The Underwood wines are now in Oklahoma, and they are packaged in cans: silver, Bud Light-esque cans. Union is certainly not the first wine company to try this, but they are the first in the state to offer red, white and rose in aluminum cans.
The Pinot Gris was the first to arrive, and it got here in time for patio weather. Spring and summer are challenging times for wine drinkers, especially the “red only” wine lovers. Adam Rott, a certified sommelier at Broadway Wine Merchants, suggests trying white wines in summer for a couple of reasons.
“White suffers from a misconception that it is light, with no complexity, and that it lacks the seriousness you find in reds,” Rott said. “There are many white wines that have the kind of complexity red wine lovers enjoy, and the white wines won't overpower meals.”
Also, they are delicious in their own right. The goal is to enjoy something for what it is, not scorn it for what it is not. White wines do have far more variety and complexity than is widely believed, and this might be largely due to our tendency to reduce large categories to manageable items. The best-selling whites in Oklahoma are Chardonnay, Pinot Gris/Grigio, Riesling and Sauvignon Blanc. We have reduced white wines to the big four plus all the stuff we don't know about.
Fortunately, the Underwood comes in a recognizable grape variety, and quite frankly, it is a very pleasant introduction to wines in cans. Packard’s New American Kitchen added the cans to their rooftop patio wine list immediately, and some of their reasons work for your pool or patio, too: they aren’t expensive, and you can’t break a can. Each can is, however, two full glasses of wine, so you are having two drinks, not one.

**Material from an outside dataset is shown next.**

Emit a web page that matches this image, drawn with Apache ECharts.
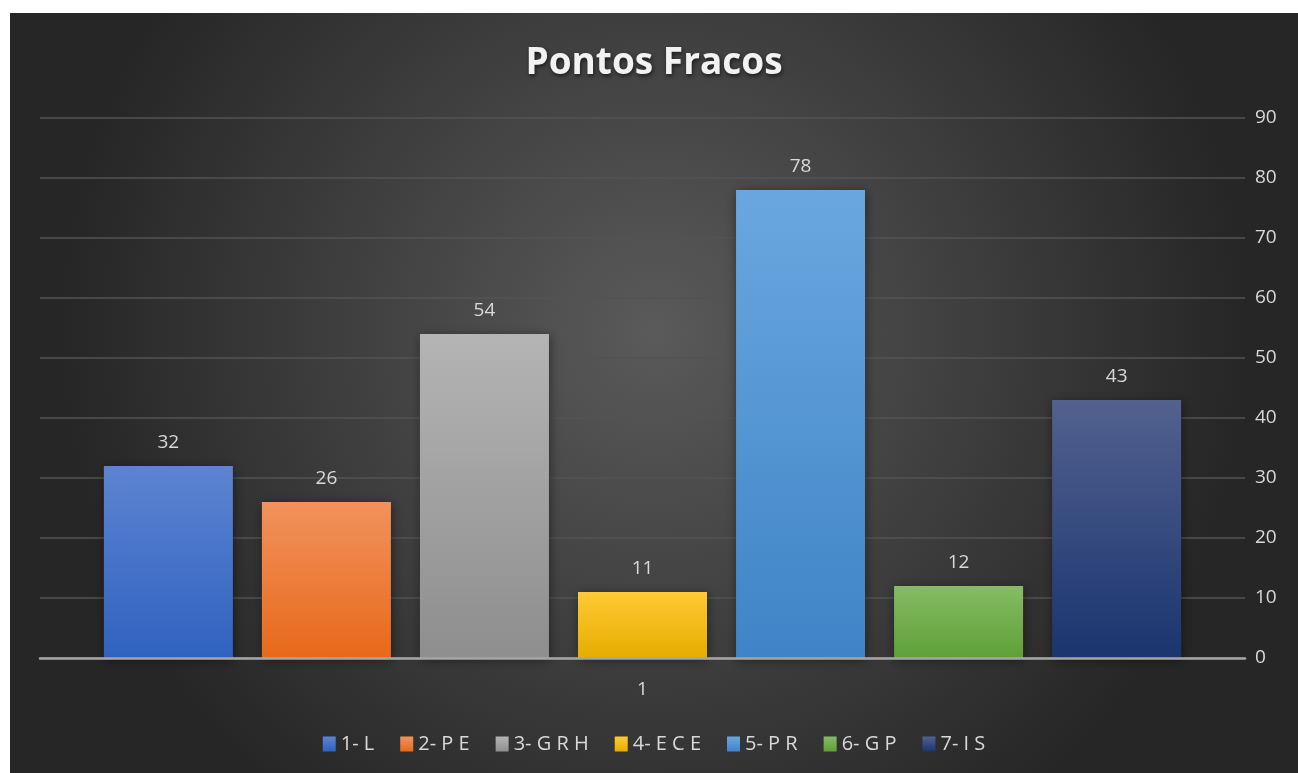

Oklahoma is now home to a dizzying selection of white wines, many of which are perfect for summer cuisine and summer activities. Since we are on the subject of abandoning some wine traditions, this might be a good year to take some risks in wine choice, beginning with Müller-Thurgau.
In addition to wine in cans, Packard’s also chose to add Anne Amie Cuvee A Müller-Thurgau to their wine list. The Oregon winery took a German grape and made a light, crisp, fruit-forward white that works by itself or with food. Nick Schaeffer, the general manager at Packard’s, said, “We added it because we like it. Once people try it, they generally like it too. We added it to a couple flights to make it easier to try for the first time.”
Raptor Ridge is likely best known for their Pinot Noir, but the Oregon winery has also taken a chance on an odd varietal – odd by Oklahoma standards. Grüner-Veltliner is an Austrian grape that is often used in difficult food pairings like Brussels sprouts or asparagus. The Raptor Ridge version is acidic with bright citrus. It’s not necessarily light, but it is approachable, and La Baguette has it on the list.
For the absolute traditionalist, the Andronicus Sauvignon Blanc from Titus Vineyards is an excellent, under-$20 Napa white. Eric Titus talked about his 2013 Sauv Blanc when he was in the city in March. “I think Sauvignon Blanc benefits from time in the bottle,” he said. “It gives it a few months for the acid and alcohol to calm down and the fruit to come forward.” He could not have described the Andronicus any better. If you want to try a Sauv Blanc that isn't all grapefruit all the time, this is a great place to start.